The Tech tree is 3-D, zoomable and rotatable. Each node may have multiple roots and multiple children - technologies are creatively diversified and scientifically believable.

The research through the discoveries made at buried alien sites is rather unbalanced. You may end up having a very powerful weapon/shield/artifact, but a weak power source - rendering it unusable in a given ship (all your ship power may never be enough for that hyperwave nullifier). Some weapons do not require power, and there is no relation between weapon strength, power used and the tech level.

There's a graphical representation of power used/produced when building ships, instead of plain numbers. Each ship is unique in its design, making easier to correct errors. There's no way of telling how a device will precisely work (i.e. range, strength, power used) in the field.

Combat is well-made and AI is competent. Lots of times I saw it making a retreat or blocking the starlane to its systems (even though you can't tell what the effective range of your weapons is.)

The Galaxy looks huge because of the very restrictive starlane system. Often, you'll spend hundreds of days marching through them and finally arrive in a system very near to your home planet (but the AI forgot to place a starlane between the stars).

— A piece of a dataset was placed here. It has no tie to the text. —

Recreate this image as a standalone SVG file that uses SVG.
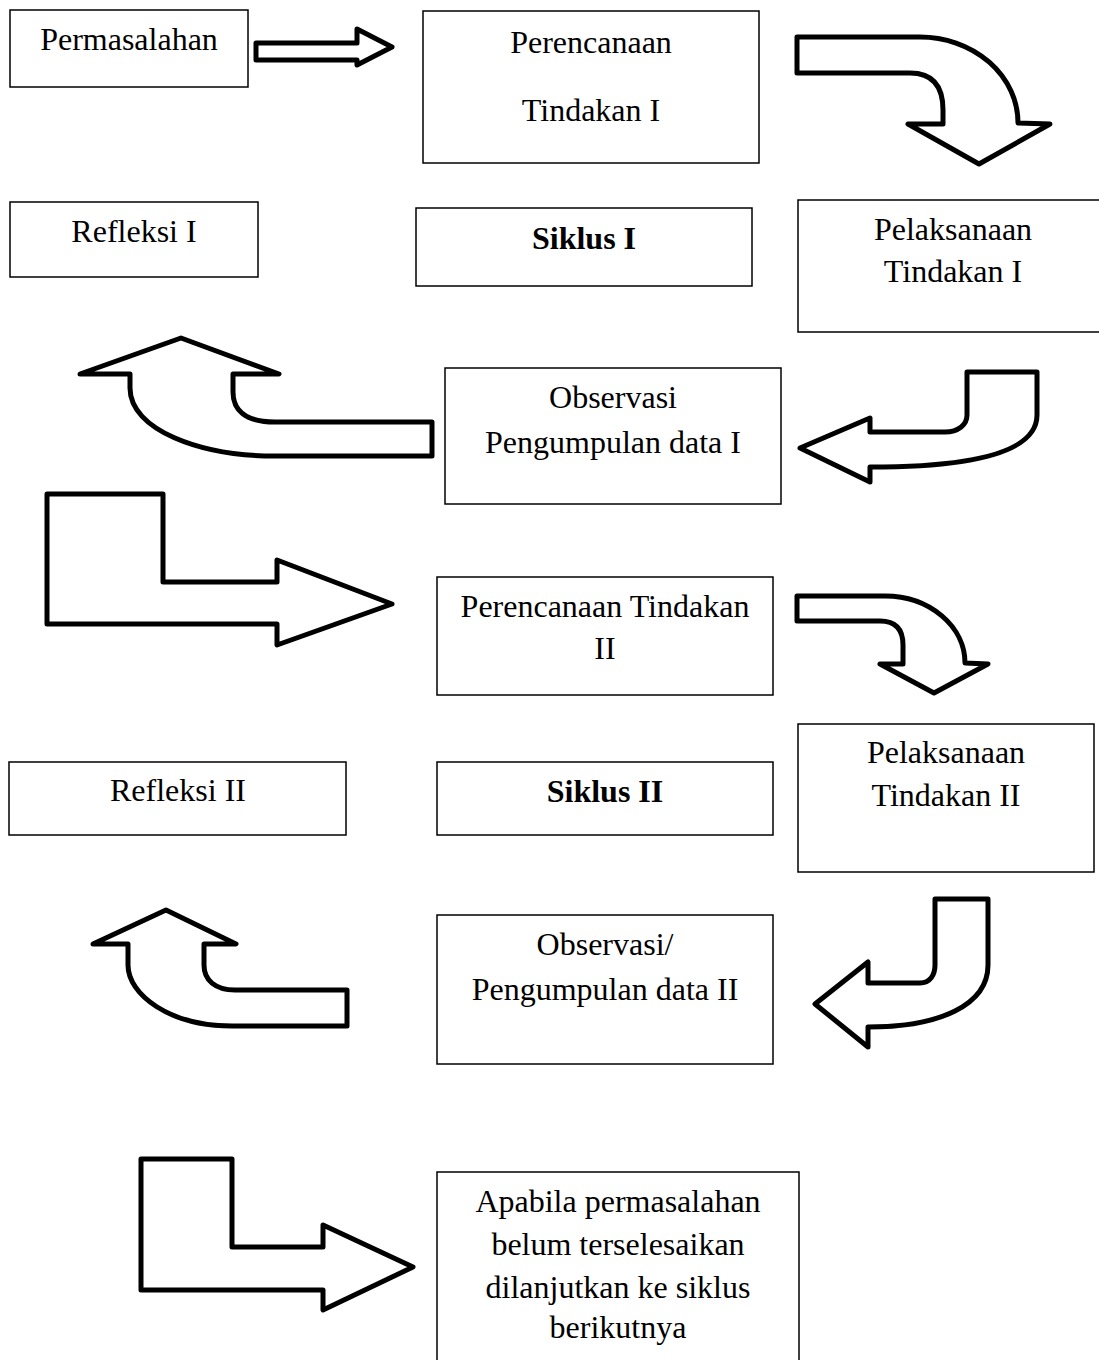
<svg xmlns="http://www.w3.org/2000/svg" width="1099" height="1360" viewBox="0 0 1099 1360">
<style>
.box{fill:#fff;stroke:#000;stroke-width:1.5}
.t{font-family:"Liberation Serif","Times New Roman",serif;font-size:32px;fill:#000;text-anchor:middle}
.b{font-weight:bold}
.arr{fill:#fff;stroke:#000;stroke-width:5;stroke-linejoin:round}
</style>
<rect width="1099" height="1360" fill="#fff"/>
<g id="connectors">
<path class="arr" d="M256,43 L357,43 L357,29 L392,47 L357,65 L357,60 L256,60 Z"/>
<path class="arr" d="M797,37 L920,37 A98 86 0 0 1 1018,123 L1050,124 L979,164 L908,124 L943,124 L943,110 Q943,73 910,73 L797,73 Z"/>
<path class="arr" d="M432,456 L275,456 C200,456 130,430 130,388 L130,374 L80,374 L181,338 L279,374 L233,374 L233,392 C233,410 245,422 275,422 L432,422 Z"/>
<path class="arr" d="M967,372 L1037,372 L1037,415 C1037,450 980,467 870,467 L870,482 L800,448 L870,418 L870,432 L945,432 C958,432 967,425 967,415 Z"/>
<path class="arr" d="M47,494 L163,494 L163,582 L277,582 L277,560 L392,604 L277,645 L277,624 L47,624 Z"/>
<path class="arr" d="M797,596 L885,596 A80 67 0 0 1 965,663 L988,664 L934,693 L880,664 L903,664 L903,645 Q903,621 880,621 L797,621 Z"/>
<path class="arr" d="M347,1026 L232,1026 C170,1026 128,995 128,965 L128,944 L93,944 L166,910 L236,944 L204,944 L204,965 C204,980 215,990 235,990 L347,990 Z"/>
<path class="arr" d="M935,899 L988,899 L988,965 C988,1005 940,1027 868,1027 L868,1047 L815,1004 L868,962 L868,983 L920,983 C930,983 935,975 935,965 Z"/>
<path class="arr" d="M141,1159 L232,1159 L232,1247 L323,1247 L323,1225 L413,1267 L323,1310 L323,1290 L141,1290 Z"/>
</g>
<g id="n-permasalahan"><rect class="box" x="10" y="10" width="238" height="77"/><text class="t" x="129" y="50">Permasalahan</text></g>
<g id="n-perencanaan1"><rect class="box" x="423" y="11" width="336" height="152"/><text class="t" x="591" y="53">Perencanaan</text><text class="t" x="591" y="121">Tindakan I</text></g>
<g id="n-refleksi1"><rect class="box" x="10" y="202" width="248" height="75"/><text class="t" x="134" y="242">Refleksi I</text></g>
<g id="n-siklus1"><rect class="box" x="416" y="208" width="336" height="78"/><text class="t b" x="584" y="249">Siklus I</text></g>
<g id="n-pelaksanaan1"><rect class="box" x="798" y="200" width="310" height="132"/><text class="t" x="953" y="240">Pelaksanaan</text><text class="t" x="953" y="282">Tindakan I</text></g>
<g id="n-observasi1"><rect class="box" x="445" y="368" width="336" height="136"/><text class="t" x="613" y="408">Observasi</text><text class="t" x="613" y="453">Pengumpulan data I</text></g>
<g id="n-perencanaan2"><rect class="box" x="437" y="577" width="336" height="118"/><text class="t" x="605" y="617">Perencanaan Tindakan</text><text class="t" x="605" y="659">II</text></g>
<g id="n-pelaksanaan2"><rect class="box" x="798" y="724" width="296" height="148"/><text class="t" x="946" y="763">Pelaksanaan</text><text class="t" x="946" y="806">Tindakan II</text></g>
<g id="n-refleksi2"><rect class="box" x="9" y="762" width="337" height="73"/><text class="t" x="178" y="801">Refleksi II</text></g>
<g id="n-siklus2"><rect class="box" x="437" y="762" width="336" height="73"/><text class="t b" x="605" y="802">Siklus II</text></g>
<g id="n-observasi2"><rect class="box" x="437" y="915" width="336" height="149"/><text class="t" x="605" y="955">Observasi/</text><text class="t" x="605" y="1000">Pengumpulan data II</text></g>
<g id="n-apabila"><rect class="box" x="437" y="1172" width="362" height="200"/><text class="t" x="618" y="1212">Apabila permasalahan</text><text class="t" x="618" y="1255">belum terselesaikan</text><text class="t" x="618" y="1298">dilanjutkan ke siklus</text><text class="t" x="618" y="1338">berikutnya</text></g>
</svg>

It's fun to use your special power when it finally arrives (after 150,68 or 83 days)

The Bad

It's very, very, very boring after you set 7-10 colonies to get reports EVERY day about finished constructions. Some have free pop, others don't, to go there and instruct them to build another facility on another coloured area

So, you automate most of the planets and concentrate on 1-2 to grow and become ship-builders, only to see that all the other planets filled up with lots of missile launchers, surface shields and orbital shields, so you have to scrap all obsolete facilities and let the AI to build modern ones. Later you see that the very clever AI again filled them all with obsolete/unnecessary tech on the wrong colour tiles and forgot to expand population.

So, you got a ship,right? Filled with lots of starlane engines to make the painful assault on the enemy located at the END of a very long array of starlanes. But the AI slips some ships through the lines and occupies some of your less-defended, new worlds. So your new ships get scraped because of the loss of star systems.

In order to win, you need only to hold 2/3 of the quadrant OR all alien home systems. In a very dense galaxy this will take thousands of days.

If you have the antagonizer AI and play in a hostile galaxy, aliens will get allied with you. Park some of their ships in your systems, make a force build-up there, roam the galaxy in search for undefended planets and then declare war.

When building ships, the AI NEVER uses shields and has a good preference for obsolete weapons and devices.

The Bottom Line

Good classic space game, has a good feeling compared to Master of Orion (1, 2 or 3) and realistically-made physics, technologies and time scale (if you consider each day equal to one year, actually).

There is lots of micromanagement, the AI behaves strangely and it takes a lot of patience to win.